GIVEN REQUEST -
Drop every picture. Then return, exactly, the lines from the beginning of the listing below through the one containing "const cu0Tempered = [-8.9, -6.3, -3.0, 0.5, 4.3, 8.6, 13.3];".

------------------------------------------------------------------------

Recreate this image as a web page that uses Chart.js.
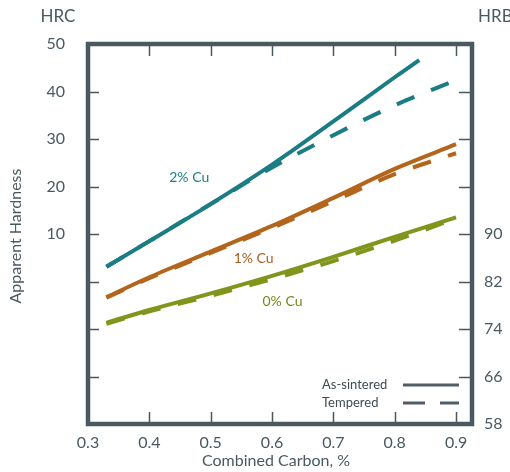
<!DOCTYPE html>
<html>
<head>
<meta charset="utf-8">
<script src="https://cdn.jsdelivr.net/npm/chart.js@4/dist/chart.umd.min.js"></script>
<style>
  html, body { margin: 0; padding: 0; background: #fff; }
</style>
</head>
<body>
<canvas id="chart" width="510" height="472"></canvas>
<script>
// combined carbon (%) for each reading
const carbon = [0.33, 0.4, 0.5, 0.6, 0.7, 0.8, 0.9];
const carbonShort = [0.33, 0.4, 0.5, 0.6, 0.7, 0.8, 0.84];

// apparent hardness, in HRC units (values below 10 map onto the HRB scale)
const cu2Sintered = [3.1, 8.5, 16.3, 24.6, 33.7, 43.0, 46.6];
const cu2Tempered = [3.1, 8.5, 16.3, 24.0, 30.8, 37.1, 42.4];
const cu1Sintered = [-3.3, 0.9, 6.3, 11.7, 17.6, 23.7, 28.9];
const cu1Tempered = [-3.4, 0.7, 6.0, 11.3, 16.9, 22.6, 27.0];
const cu0Sintered = [-8.7, -6.0, -2.5, 1.2, 5.2, 9.4, 13.5];
const cu0Tempered = [-8.9, -6.3, -3.0, 0.5, 4.3, 8.6, 13.3];

const xTicks = [0.3, 0.4, 0.5, 0.6, 0.7, 0.8, 0.9];
const hrcTicks = [10, 20, 30, 40, 50];
const hrbTicks = [58, 66, 74, 82, 90];
const hrcMarks = [-20, -10, 0, 10, 20, 30, 40];

const curveNames = ['2% Cu', '1% Cu', '0% Cu'];
const legendNames = ['As-sintered', 'Tempered'];

const teal = '#1b7d83';
const orange = '#b4651c';
const olive = '#7f951b';
const ink = '#4a5960';
const FONT = 'Lato';

function pts(xs, ys) {
  return xs.map((x, i) => ({ x: x, y: ys[i] }));
}

function series(xs, ys, color, dashed) {
  return {
    data: pts(xs, ys),
    borderColor: color,
    borderWidth: 4,
    borderDash: dashed ? [19, 18] : [],
    borderCapStyle: 'butt',
    pointRadius: 0,
    cubicInterpolationMode: 'monotone',
    yAxisID: 'y'
  };
}

// frame, inward tick marks, curve names and the line-style key
const decor = {
  id: 'decor',
  beforeDatasetsDraw(chart) {
    const c = chart.ctx, a = chart.chartArea;
    const sx = chart.scales.x, sy = chart.scales.y;
    c.save();
    c.strokeStyle = ink;
    c.lineWidth = 1.5;
    c.beginPath();
    xTicks.slice(1).forEach(v => {
      const px = Math.round(sx.getPixelForValue(v)) + 0.5;
      c.moveTo(px, a.top); c.lineTo(px, a.top + 12);
      c.moveTo(px, a.bottom); c.lineTo(px, a.bottom - 12);
    });
    hrcMarks.forEach(v => {
      const py = Math.round(sy.getPixelForValue(v)) + 0.5;
      c.moveTo(a.left, py); c.lineTo(a.left + 11, py);
      c.moveTo(a.right, py); c.lineTo(a.right - 13, py);
    });
    c.stroke();
    c.restore();
  },
  afterDraw(chart) {
    const c = chart.ctx, a = chart.chartArea;
    const sx = chart.scales.x, sy = chart.scales.y;
    c.save();
    c.strokeStyle = ink;
    c.lineWidth = 4.5;
    c.strokeRect(a.left, a.top, a.right - a.left, a.bottom - a.top);

    c.fillStyle = ink;
    c.textBaseline = 'middle';
    c.font = '17px ' + FONT;
    c.textAlign = 'center';
    c.fillText('HRC', 58, 17);
    c.textAlign = 'left';
    c.fillText('HRB', 478, 17);

    c.font = '16px ' + FONT;
    c.textAlign = 'center';
    c.fillText('Combined Carbon, %', 276, 461);
    c.save();
    c.translate(16, 236);
    c.rotate(-Math.PI / 2);
    c.fillText('Apparent Hardness', 0, 0);
    c.restore();

    c.font = '14px ' + FONT;
    c.fillStyle = teal;
    c.fillText(curveNames[0], sx.getPixelForValue(0.465), sy.getPixelForValue(21.8));
    c.fillStyle = '#a95c1c';
    c.fillText(curveNames[1], sx.getPixelForValue(0.57), sy.getPixelForValue(4.9));
    c.fillStyle = '#728818';
    c.fillText(curveNames[2], sx.getPixelForValue(0.617), sy.getPixelForValue(-4.3));

    // line-style key
    c.font = '13px ' + FONT;
    c.fillStyle = '#3e4b52';
    c.textAlign = 'left';
    c.fillText(legendNames[0], 322, 385);
    c.fillText(legendNames[1], 322, 403);
    c.strokeStyle = '#505f67';
    c.lineWidth = 3;
    c.beginPath();
    c.moveTo(403, 385); c.lineTo(459, 385);
    c.stroke();
    c.setLineDash([22, 15]);
    c.beginPath();
    c.moveTo(403, 403); c.lineTo(459, 403);
    c.stroke();
    c.restore();
  }
};

const tickFont = { family: FONT, size: 16 };

new Chart(document.getElementById('chart').getContext('2d'), {
  type: 'line',
  data: {
    datasets: [
      series(carbonShort, cu2Sintered, teal, false),
      series(carbon, cu2Tempered, teal, true),
      series(carbon, cu1Sintered, orange, false),
      series(carbon, cu1Tempered, orange, true),
      series(carbon, cu0Sintered, olive, false),
      series(carbon, cu0Tempered, olive, true)
    ]
  },
  options: {
    animation: false,
    responsive: false,
    layout: { padding: { top: 44, left: 0, right: 0, bottom: 0 } },
    plugins: { legend: { display: false }, tooltip: { enabled: false } },
    scales: {
      x: {
        type: 'linear',
        min: 0.3,
        max: 0.926,
        afterBuildTicks: s => { s.ticks = xTicks.map(v => ({ value: v })); },
        afterFit: s => { s.height = 48; },
        grid: { display: false, drawTicks: false },
        border: { display: false },
        ticks: {
          font: tickFont, color: ink, padding: 9,
          maxRotation: 0, autoSkip: false,
          callback: v => v.toFixed(1)
        }
      },
      y: {
        position: 'left',
        min: -30,
        max: 50,
        afterBuildTicks: s => { s.ticks = hrcTicks.map(v => ({ value: v })); },
        afterFit: s => { s.width = 88; },
        grid: { display: false, drawTicks: false },
        border: { display: false },
        ticks: { font: tickFont, color: ink, padding: 23 }
      },
      yR: {
        position: 'right',
        min: 58,
        max: 122,
        afterBuildTicks: s => { s.ticks = hrbTicks.map(v => ({ value: v })); },
        afterFit: s => { s.width = 38; },
        grid: { display: false, drawTicks: false },
        border: { display: false },
        ticks: { font: tickFont, color: ink, padding: 12 }
      }
    }
  },
  plugins: [decor]
});
</script>
</body>
</html>
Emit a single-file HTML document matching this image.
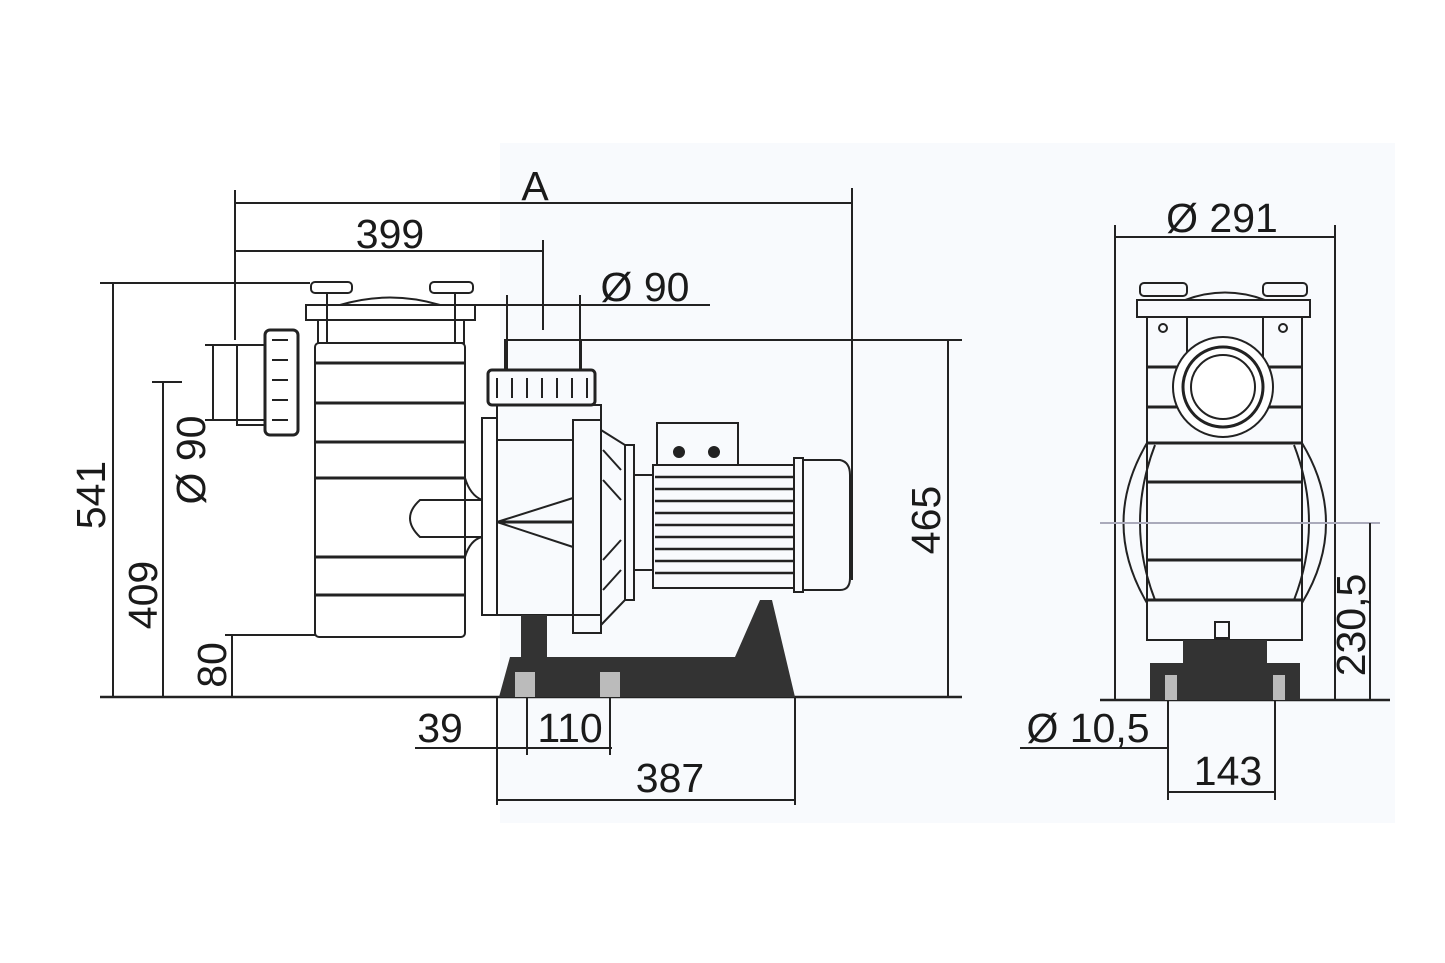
<!DOCTYPE html>
<html><head><meta charset="utf-8"><style>
html,body{margin:0;padding:0;background:#fff}
svg{display:block}
text{font-family:"Liberation Sans",Arial,sans-serif;fill:#1a1a1a;font-size:41px}
</style></head><body>
<svg width="1445" height="963" viewBox="0 0 1445 963" xmlns="http://www.w3.org/2000/svg">
<rect x="500" y="143" width="895" height="680" fill="#f8fafd"/>
<g stroke="#222" stroke-width="2" fill="none">
<line x1="235" y1="203" x2="852" y2="203"/>
<line x1="235" y1="190" x2="235" y2="340"/>
<line x1="852" y1="188" x2="852" y2="580"/>
<line x1="235" y1="251" x2="543" y2="251"/>
<line x1="543" y1="240" x2="543" y2="330"/>
<line x1="415" y1="305" x2="710" y2="305"/>
<line x1="507" y1="295" x2="507" y2="370"/>
<line x1="580" y1="295" x2="580" y2="370"/>
<line x1="100" y1="283" x2="310" y2="283"/>
<line x1="113" y1="283" x2="113" y2="697"/>
<line x1="205" y1="345" x2="265" y2="345"/>
<line x1="205" y1="420" x2="265" y2="420"/>
<line x1="213" y1="345" x2="213" y2="420"/>
<line x1="152" y1="382" x2="182" y2="382"/>
<line x1="163" y1="382" x2="163" y2="697"/>
<line x1="225" y1="635" x2="315" y2="635"/>
<line x1="232" y1="635" x2="232" y2="697"/>
<line x1="580" y1="340" x2="962" y2="340"/>
<line x1="948" y1="340" x2="948" y2="697"/>
<line x1="100" y1="697" x2="962" y2="697" stroke-width="2.5"/>
<line x1="415" y1="748" x2="612" y2="748"/>
<line x1="527" y1="697" x2="527" y2="755"/>
<line x1="610" y1="697" x2="610" y2="755"/>
<line x1="497" y1="697" x2="497" y2="805"/>
<line x1="795" y1="697" x2="795" y2="805"/>
<line x1="497" y1="800" x2="795" y2="800"/>
<rect x="311" y="282" width="41" height="11" rx="4"/>
<rect x="430" y="282" width="43" height="11" rx="4"/>
<path d="M306 305 H475 V320 H306 Z"/>
<path d="M340 305 Q390 290 440 305"/>
<rect x="318" y="320" width="146" height="23"/>
<line x1="327" y1="293" x2="327" y2="343"/><line x1="455" y1="293" x2="455" y2="343"/>
<rect x="315" y="343" width="150" height="294" rx="4"/>
<g stroke-width="3">
<line x1="315" y1="363" x2="465" y2="363"/><line x1="315" y1="403" x2="465" y2="403"/>
<line x1="315" y1="442" x2="465" y2="442"/><line x1="315" y1="478" x2="465" y2="478"/>
<line x1="315" y1="557" x2="465" y2="557"/><line x1="315" y1="595" x2="465" y2="595"/>
</g>
<rect x="237" y="345" width="28" height="80"/>
<rect x="265" y="330" width="33" height="105" rx="5" stroke-width="3"/>
<path d="M272 340 h16 M272 360 h16 M272 380 h16 M272 400 h16 M272 420 h16"/>
<path d="M482 500 H420 Q400 518 420 537 H482"/>
<path d="M465 478 Q470 495 482 500 M465 557 Q470 540 482 537"/>
<rect x="505" y="340" width="76" height="30"/>
<rect x="488" y="370" width="107" height="35" rx="4" stroke-width="3"/>
<path d="M497 378 v20 M512 378 v20 M527 378 v20 M542 378 v20 M557 378 v20 M572 378 v20 M587 378 v20"/>
<rect x="497" y="405" width="104" height="210"/>
<rect x="482" y="418" width="15" height="197"/>
<line x1="497" y1="440" x2="573" y2="440"/>
<line x1="497" y1="522" x2="573" y2="498"/>
<line x1="497" y1="522" x2="573" y2="547"/>
<line x1="497" y1="522" x2="573" y2="522" stroke-width="3"/>
<rect x="573" y="420" width="28" height="213"/>
<path d="M601 430 L625 445 V600 L601 625"/>
<path d="M603 450 l18 20 M603 480 l18 20 M603 560 l18 -20 M603 590 l18 -20"/>
<rect x="625" y="445" width="9" height="155"/>
<line x1="634" y1="475" x2="653" y2="475"/><line x1="634" y1="570" x2="653" y2="570"/>
<rect x="657" y="423" width="81" height="42"/>
<circle cx="679" cy="452" r="5" fill="#222"/><circle cx="714" cy="452" r="5" fill="#222"/>
<rect x="653" y="465" width="141" height="123"/>
<path d="M655 477 H794 M655 489 H794 M655 501 H794 M655 513 H794 M655 525 H794 M655 537 H794 M655 549 H794 M655 561 H794 M655 573 H794" stroke-width="2.5"/>
<rect x="794" y="458" width="9" height="134"/>
<path d="M803 460 H840 Q850 462 850 475 V578 Q850 590 840 590 H803"/>
</g>
<path d="M521 615 H547 V657 H735 L760 600 H772 L795 697 H499 L510 657 H521 Z" fill="#333"/>
<rect x="515" y="672" width="20" height="25" fill="#bbb"/>
<rect x="600" y="672" width="20" height="25" fill="#bbb"/>
<g stroke="#222" stroke-width="2" fill="none">
<line x1="1115" y1="237" x2="1335" y2="237"/>
<line x1="1115" y1="225" x2="1115" y2="700"/>
<line x1="1335" y1="225" x2="1335" y2="700"/>
<rect x="1140" y="283" width="47" height="13" rx="4"/>
<rect x="1263" y="283" width="44" height="13" rx="4"/>
<rect x="1137" y="300" width="173" height="17"/>
<path d="M1185 300 Q1225 285 1265 300"/>
<rect x="1147" y="317" width="155" height="323"/>
<line x1="1187" y1="317" x2="1187" y2="360"/><line x1="1263" y1="317" x2="1263" y2="360"/>
<circle cx="1163" cy="328" r="4"/><circle cx="1283" cy="328" r="4"/>
<g stroke-width="3">
<line x1="1147" y1="367" x2="1302" y2="367"/><line x1="1147" y1="407" x2="1302" y2="407"/>
<line x1="1147" y1="443" x2="1302" y2="443"/><line x1="1147" y1="482" x2="1302" y2="482"/>
<line x1="1147" y1="560" x2="1302" y2="560"/><line x1="1147" y1="600" x2="1302" y2="600"/>
</g>
<circle cx="1223" cy="387" r="50" fill="#fff"/>
<circle cx="1223" cy="387" r="40" stroke-width="3"/>
<circle cx="1223" cy="387" r="32"/>
<path d="M1147 443 Q1100 523 1147 603"/><path d="M1302 443 Q1350 523 1302 603"/>
<path d="M1155 445 Q1125 523 1155 600"/><path d="M1294 445 Q1324 523 1294 600"/>
<rect x="1215" y="622" width="14" height="16"/>
<line x1="1100" y1="523" x2="1380" y2="523" stroke="#aab"/>
<line x1="1370" y1="523" x2="1370" y2="700"/>
<line x1="1100" y1="700" x2="1390" y2="700" stroke-width="2.5"/>
<line x1="1020" y1="748" x2="1168" y2="748"/>
<line x1="1168" y1="700" x2="1168" y2="800"/>
<line x1="1275" y1="700" x2="1275" y2="800"/>
<line x1="1168" y1="792" x2="1275" y2="792"/>
</g>
<path d="M1183 640 H1267 V663 H1300 V700 H1150 V663 H1183 Z" fill="#333"/>
<rect x="1165" y="675" width="12" height="25" fill="#bbb"/>
<rect x="1273" y="675" width="12" height="25" fill="#bbb"/>
<text x="535" y="200" text-anchor="middle" font-size="36">A</text>
<text x="390" y="248" text-anchor="middle">399</text>
<text x="645" y="301" text-anchor="middle">Ø 90</text>
<text transform="translate(105,495) rotate(-90)" text-anchor="middle">541</text>
<text transform="translate(205,460) rotate(-90)" text-anchor="middle">Ø 90</text>
<text transform="translate(157,595) rotate(-90)" text-anchor="middle">409</text>
<text transform="translate(226,665) rotate(-90)" text-anchor="middle">80</text>
<text transform="translate(940,520) rotate(-90)" text-anchor="middle">465</text>
<text x="440" y="742" text-anchor="middle">39</text>
<text x="570" y="742" text-anchor="middle">110</text>
<text x="670" y="792" text-anchor="middle">387</text>
<text x="1222" y="232" text-anchor="middle">Ø 291</text>
<text transform="translate(1365,625) rotate(-90)" text-anchor="middle">230,5</text>
<text x="1088" y="742" text-anchor="middle">Ø 10,5</text>
<text x="1228" y="785" text-anchor="middle">143</text>
</svg>
</body></html>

------------------------------------------------------------------------

SOLUTION TO THIS EXERCISE -
Recreate this image as a web page that uses Chart.js.
<!DOCTYPE html>
<html>
<head>
<meta charset="utf-8">
<script src="https://cdn.jsdelivr.net/npm/chart.js@4/dist/chart.umd.min.js"></script>
<style>
  html, body { margin: 0; padding: 0; background: #fff; }
</style>
</head>
<body>
<canvas id="chart" width="510" height="472"></canvas>
<script>
// combined carbon (%) for each reading
const carbon = [0.33, 0.4, 0.5, 0.6, 0.7, 0.8, 0.9];
const carbonShort = [0.33, 0.4, 0.5, 0.6, 0.7, 0.8, 0.84];

// apparent hardness, in HRC units (values below 10 map onto the HRB scale)
const cu2Sintered = [3.1, 8.5, 16.3, 24.6, 33.7, 43.0, 46.6];
const cu2Tempered = [3.1, 8.5, 16.3, 24.0, 30.8, 37.1, 42.4];
const cu1Sintered = [-3.3, 0.9, 6.3, 11.7, 17.6, 23.7, 28.9];
const cu1Tempered = [-3.4, 0.7, 6.0, 11.3, 16.9, 22.6, 27.0];
const cu0Sintered = [-8.7, -6.0, -2.5, 1.2, 5.2, 9.4, 13.5];
const cu0Tempered = [-8.9, -6.3, -3.0, 0.5, 4.3, 8.6, 13.3];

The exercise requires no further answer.